REGGIO EMILIA – Come mosche al miele possono muoversi i branchi di lupi addentrandosi nel perimetro delle aziende agricole. Il fattore scatenante è la presenza di rifiuti che al loro olfatto suonano come un invito a pranzo.
Placente di bovine, oppure vitelli nati morti possono finire nelle concimaie delle stalle dove trovano collocazione, a volte, anche intere carcasse di capi d’allevamento in attesa di essere smaltite. Evitare la presenza di questo tipo di viveri è il primo consiglio che gli esperti del parco nazionale dell’Appennino tosco-emiliano forniscono agli allevatori della nostra provincia, allarmati per gli episodi di predazione che ultimamente si sono verificati, anche in pianura, area, dopo la collina, divenuta colonizzata.

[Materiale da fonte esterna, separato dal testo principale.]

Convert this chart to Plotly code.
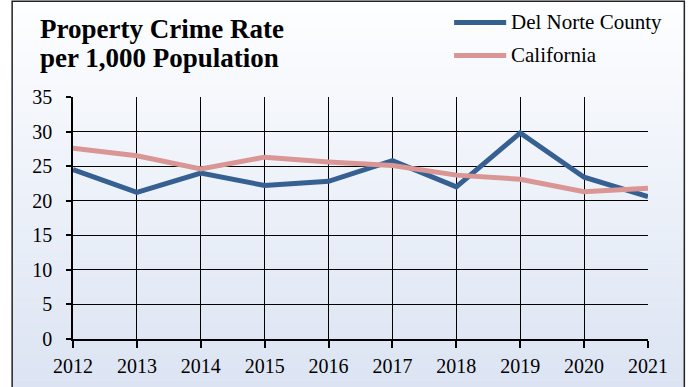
import plotly.graph_objects as go

years = [2012, 2013, 2014, 2015, 2016, 2017, 2018, 2019, 2020, 2021]
del_norte = [24.5, 21.2, 24.0, 22.2, 22.8, 25.8, 22.0, 29.8, 23.4, 20.6]
california = [27.6, 26.5, 24.6, 26.3, 25.6, 25.1, 23.7, 23.1, 21.3, 21.8]
series_names = ["Del Norte County", "California"]
series_colors = ["#376092", "#D99694"]
y_ticks = [0, 5, 10, 15, 20, 25, 30, 35]
title_lines = ["Property Crime Rate", "per 1,000 Population"]

W, H = 691, 387
L, R, T, B = 73.3, 647.7, 97.3, 339.3
FONT = "Liberation Serif"


def px2x(px):
    return (px - L) / (R - L)


def py2y(py):
    return (B - py) / (B - T)


fig = go.Figure()
for name, vals, col in zip(series_names, [del_norte, california], series_colors):
    fig.add_trace(go.Scatter(x=years, y=vals, name=name, mode="lines",
                             line=dict(color=col, width=5), showlegend=False,
                             hoverinfo="skip"))

shapes = []
# vertical gradient background inside the outer frame
n = 60
top_c = (253, 254, 255)
bot_c = (220, 228, 243)
y_top, y_bot = 1.5, 387.0
for i in range(n):
    t = i / (n - 1)
    c = tuple(int(round(top_c[k] + (bot_c[k] - top_c[k]) * t)) for k in range(3))
    ya = y_top + (y_bot - y_top) * i / n
    yb = y_top + (y_bot - y_top) * (i + 1) / n + 0.5
    shapes.append(dict(type="rect", xref="paper", yref="paper", layer="below",
                       x0=px2x(12.5), x1=px2x(684), y0=py2y(yb), y1=py2y(ya),
                       fillcolor="rgb(%d,%d,%d)" % c, line=dict(width=0)))
# outer frame
shapes.append(dict(type="rect", xref="paper", yref="paper", layer="above",
                   x0=px2x(12.5), x1=px2x(684), y0=py2y(400), y1=py2y(1.5),
                   line=dict(color="#222", width=1.5), fillcolor="rgba(0,0,0,0)"))
annotations = []
# legend
leg_y = [22.7, 55.7]
for name, col, ly in zip(series_names, series_colors, leg_y):
    shapes.append(dict(type="line", xref="paper", yref="paper", layer="above",
                       x0=px2x(454), x1=px2x(506), y0=py2y(ly), y1=py2y(ly),
                       line=dict(color=col, width=5)))
    annotations.append(dict(xref="paper", yref="paper", x=px2x(509), y=py2y(ly),
                            xanchor="left", yanchor="middle", showarrow=False,
                            text=name, font=dict(family=FONT, size=21, color="#000")))
# title
for line, ty in zip(title_lines, [29, 58.5]):
    annotations.append(dict(xref="paper", yref="paper", x=px2x(38), y=py2y(ty),
                            xanchor="left", yanchor="middle", showarrow=False,
                            text="<b>%s</b>" % line,
                            font=dict(family=FONT, size=27, color="#000")))

fig.update_layout(
    width=W, height=H,
    margin=dict(l=L, r=W - R, t=T, b=H - B),
    paper_bgcolor="white", plot_bgcolor="rgba(0,0,0,0)",
    font=dict(family=FONT, color="#000"),
    shapes=shapes, annotations=annotations, showlegend=False,
    xaxis=dict(range=[2012, 2021], tickvals=years, ticktext=[str(y) for y in years],
               showgrid=True, gridcolor="#000", gridwidth=1,
               showline=True, linecolor="#000", linewidth=1.5, mirror=False,
               ticks="outside", ticklen=7, tickcolor="#000", tickwidth=1.5,
               ticklabelstandoff=1, automargin=False,
               tickfont=dict(family=FONT, size=20, color="#000"), zeroline=False),
    yaxis=dict(range=[0, 35], tickvals=y_ticks,
               showgrid=True, gridcolor="#000", gridwidth=1,
               showline=True, linecolor="#000", linewidth=1.5,
               ticks="outside", ticklen=5, tickcolor="#000", tickwidth=1.5,
               ticklabelstandoff=10, automargin=False,
               tickfont=dict(family=FONT, size=20, color="#000"), zeroline=False),
)
fig.write_html("out.html", config={"displayModeBar": False},
               post_script="document.body.style.margin='0';document.body.style.padding='0';")
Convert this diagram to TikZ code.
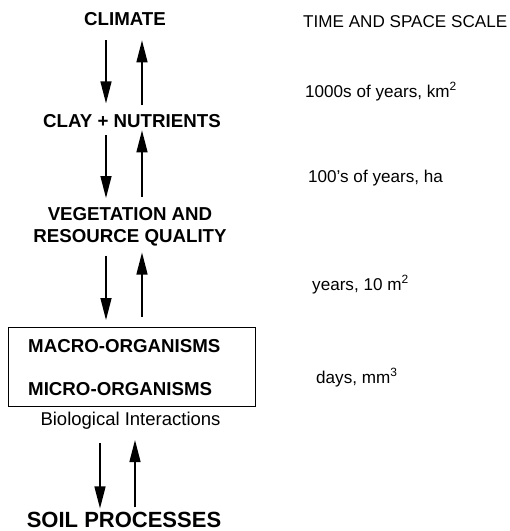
\documentclass[tikz,border=0pt]{standalone}
\usepackage{fontspec}
\setmainfont{Liberation Sans}
\usetikzlibrary{arrows.meta}
\tikzset{
    factor/.style={font=\fontsize{18.7}{22}\selectfont\bfseries, inner sep=0,
        anchor=base},
    scalelabel/.style={font=\fontsize{17.1}{20}\selectfont, inner sep=0,
        anchor=base west},
    flow/.style={-{Triangle[length=22pt, width=11pt]}, line width=1.4pt},
}

\begin{document}
\begin{tikzpicture}[x=1pt, y=-1pt]
    \useasboundingbox (0, 0) rectangle (510, 531);
    % factors, top to bottom
    \node[factor] (climate) at (125, 25) {CLIMATE};
    \node[factor] (clay) at (132, 127) {CLAY + NUTRIENTS};
    \node[factor, anchor=north, align=center] (veg) at (130, 207.4)
        {VEGETATION AND\\RESOURCE QUALITY};
    \node[draw, line width=1.2pt, minimum width=247pt, minimum height=79pt,
        anchor=north west, inner sep=0] (box) at (8, 327) {};
    \node[factor, anchor=base west] (macro) at (28, 352) {MACRO-ORGANISMS};
    \node[factor, anchor=base west] (micro) at (28, 395) {MICRO-ORGANISMS};
    \node[factor, font=\fontsize{18.5}{22}\selectfont] (bio) at (130.5, 425)
        {Biological Interactions};
    \node[factor, font=\fontsize{22}{26}\selectfont\bfseries] (soil)
        at (124, 527.5) {SOIL PROCESSES};
    % time and space scale
    \node[scalelabel] (title) at (303, 27) {TIME AND SPACE SCALE};
    \node[scalelabel] (km) at (305, 97) {1000s of years, km\textsuperscript{2}};
    \node[scalelabel] (ha) at (308, 182) {100's of years, ha};
    \node[scalelabel] (tenm) at (312, 290) {years, 10 m\textsuperscript{2}};
    \node[scalelabel] (mm) at (316, 383) {days, mm\textsuperscript{3}};
    % arrows
    \coordinate (lane1) at (106, 0);
    \coordinate (lane2) at (142, 0);
    \coordinate (lane3) at (100, 0);
    \coordinate (lane4) at (135, 0);
    \draw[flow, shorten <=15pt, shorten >=10.4pt] (climate.south -| lane1)
        -- (clay.north -| lane1);
    \draw[flow, shorten <=8.4pt, shorten >=15pt] (clay.north -| lane2)
        -- (climate.south -| lane2);
    \draw[flow, shorten <=8pt, shorten >=9.4pt] (clay.south -| lane1)
        -- (veg.north -| lane1);
    \draw[flow, shorten <=10.4pt, shorten >=3pt] (veg.north -| lane2)
        -- (clay.south -| lane2);
    \draw[flow, shorten <=9pt, shorten >=7pt] (veg.south -| lane1)
        -- (box.north -| lane1);
    \draw[flow, shorten <=10pt, shorten >=6pt] (box.north -| lane2)
        -- (veg.south -| lane2);
    \draw[flow, shorten <=14pt, shorten >=3.5pt] (bio.south -| lane3)
        -- (soil.north -| lane3);
    \draw[flow, shorten <=4.5pt, shorten >=11pt] (soil.north -| lane4)
        -- (bio.south -| lane4);
\end{tikzpicture}
\end{document}
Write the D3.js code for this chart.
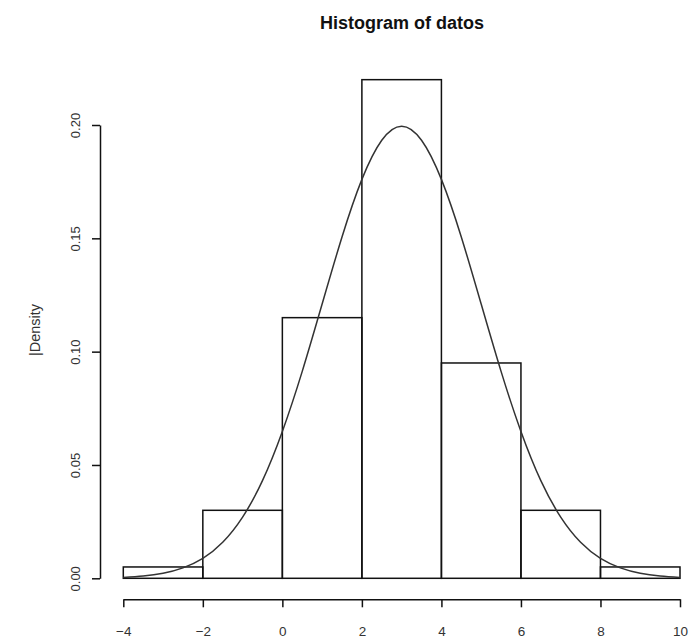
<!DOCTYPE html>
<html>
<head>
<meta charset="utf-8">
<script src="https://cdn.jsdelivr.net/npm/d3@7"></script>
<style>
  html, body { margin: 0; padding: 0; background: #fff; }
  svg { display: block; }
  text { font-family: "Liberation Sans", Arial, sans-serif; fill: #333; }
</style>
</head>
<body>
<div id="chart"></div>
<script>
// Histogram bins (break points) and their densities
const binStarts = [-4, -2, 0, 2, 4, 6, 8];
const binWidth = 2;
const densities = [0.005, 0.03, 0.115, 0.22, 0.095, 0.03, 0.005];

// Density curve sampled along x
const curveX = [-4, -3.5, -3, -2.5, -2, -1.5, -1, -0.5, 0, 0.5, 1, 1.5, 2, 2.5, 3,
                3.5, 4, 4.5, 5, 5.5, 6, 6.5, 7, 7.5, 8, 8.5, 9, 9.5, 10];
const curveY = [0.0004, 0.001, 0.0022, 0.0046, 0.0088, 0.0159, 0.027, 0.0431, 0.0648, 0.0913,
                0.121, 0.1506, 0.176, 0.1933, 0.1995, 0.1933, 0.176, 0.1506, 0.121, 0.0913,
                0.0648, 0.0431, 0.027, 0.0159, 0.0088, 0.0046, 0.0022, 0.001, 0.0004];

// Axis ticks
const xTicks = [-4, -2, 0, 2, 4, 6, 8, 10];
const yTicks = [0.00, 0.05, 0.10, 0.15, 0.20];
const yTickLabels = ["0.00", "0.05", "0.10", "0.15", "0.20"];

const W = 697, H = 641;
const svg = d3.select("#chart").append("svg").attr("width", W).attr("height", H);

const x = d3.scaleLinear().domain([-4, 10]).range([123.3, 680]);
const y = d3.scaleLinear().domain([0, 0.2]).range([578.3, 125]);

// Title
svg.append("text")
  .attr("x", 402).attr("y", 29)
  .attr("text-anchor", "middle")
  .style("font-weight", "bold").style("font-size", "18px").style("fill", "#111")
  .text("Histogram of datos");

// Y axis label
svg.append("text")
  .attr("transform", "translate(35,330) rotate(-90)")
  .attr("text-anchor", "middle").attr("dy", "0.35em")
  .style("font-size", "14.5px")
  .text("|Density");

// Bars
svg.append("g").selectAll("rect")
  .data(binStarts)
  .join("rect")
  .attr("x", (d) => x(d))
  .attr("width", (d) => x(d + binWidth) - x(d))
  .attr("y", (d, i) => y(densities[i]))
  .attr("height", (d, i) => y(0) - y(densities[i]))
  .attr("fill", "none")
  .attr("stroke", "#111")
  .attr("stroke-width", 1.5);

// Density curve
const pts = curveX.map((v, i) => [v, curveY[i]]);
svg.append("path")
  .datum(pts)
  .attr("d", d3.line().x((d) => x(d[0])).y((d) => y(d[1])).curve(d3.curveNatural))
  .attr("fill", "none")
  .attr("stroke", "#333")
  .attr("stroke-width", 1.5);

// X axis
const gx = svg.append("g")
  .attr("transform", "translate(0,599.3)")
  .call(d3.axisBottom(x).tickValues(xTicks).tickSize(8).tickSizeOuter(0).tickFormat(d3.format("d")));
gx.selectAll("text").attr("y", 27).style("font-size", "13.5px").style("font-family", "Liberation Sans, Arial, sans-serif");

// Y axis
const gy = svg.append("g")
  .attr("transform", "translate(100,0)")
  .call(d3.axisLeft(y).tickValues(yTicks).tickSize(8).tickSizeOuter(0)
    .tickFormat((d, i) => yTickLabels[i]));
gy.selectAll("text")
  .attr("x", 0).attr("dy", "0.35em")
  .attr("text-anchor", "middle")
  .attr("transform", "translate(-25,0) rotate(-90)")
  .style("font-size", "13px").style("font-family", "Liberation Sans, Arial, sans-serif");

[gx, gy].forEach((g) => {
  g.selectAll("path.domain").attr("stroke", "#111").attr("stroke-width", 1.5);
  g.selectAll(".tick line").attr("stroke", "#111").attr("stroke-width", 1.5);
  g.selectAll("text").style("fill", "#333");
});
</script>
</body>
</html>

Per quanto riguarda la pubblica incolumità, siamo in assenza di rischi e questo passaggio è stato sottolineato nel recente incontro avvenuto tra il prefetto e le associazioni di categoria. “In questo momento il rischio è ancora zero – ha rimarcato Willy Reggioni, responsabile del Wolf Apennine Center – Zero è il numero di persone che hanno subito attacchi. Il fatto che i lupi si avvicinino alle stalle li può portare a comportamenti audaci e quindi a un minimo di confidenza nei confronti dell’uomo. In aree fortemente antropizzate, come la pianura, questo può rappresentare un piccolo incremento della potenziale pericolosità di questa specie”.
“Propagandistico”, ha spiegato Reggioni, sarebbe invocare il fucile come soluzione. “Occorrerebbe prima cambiare la legge, ma non ci sono movimenti in questa direzione. Il lupo resta una specie protetta, tra l’altro già vittima di bracconaggio”.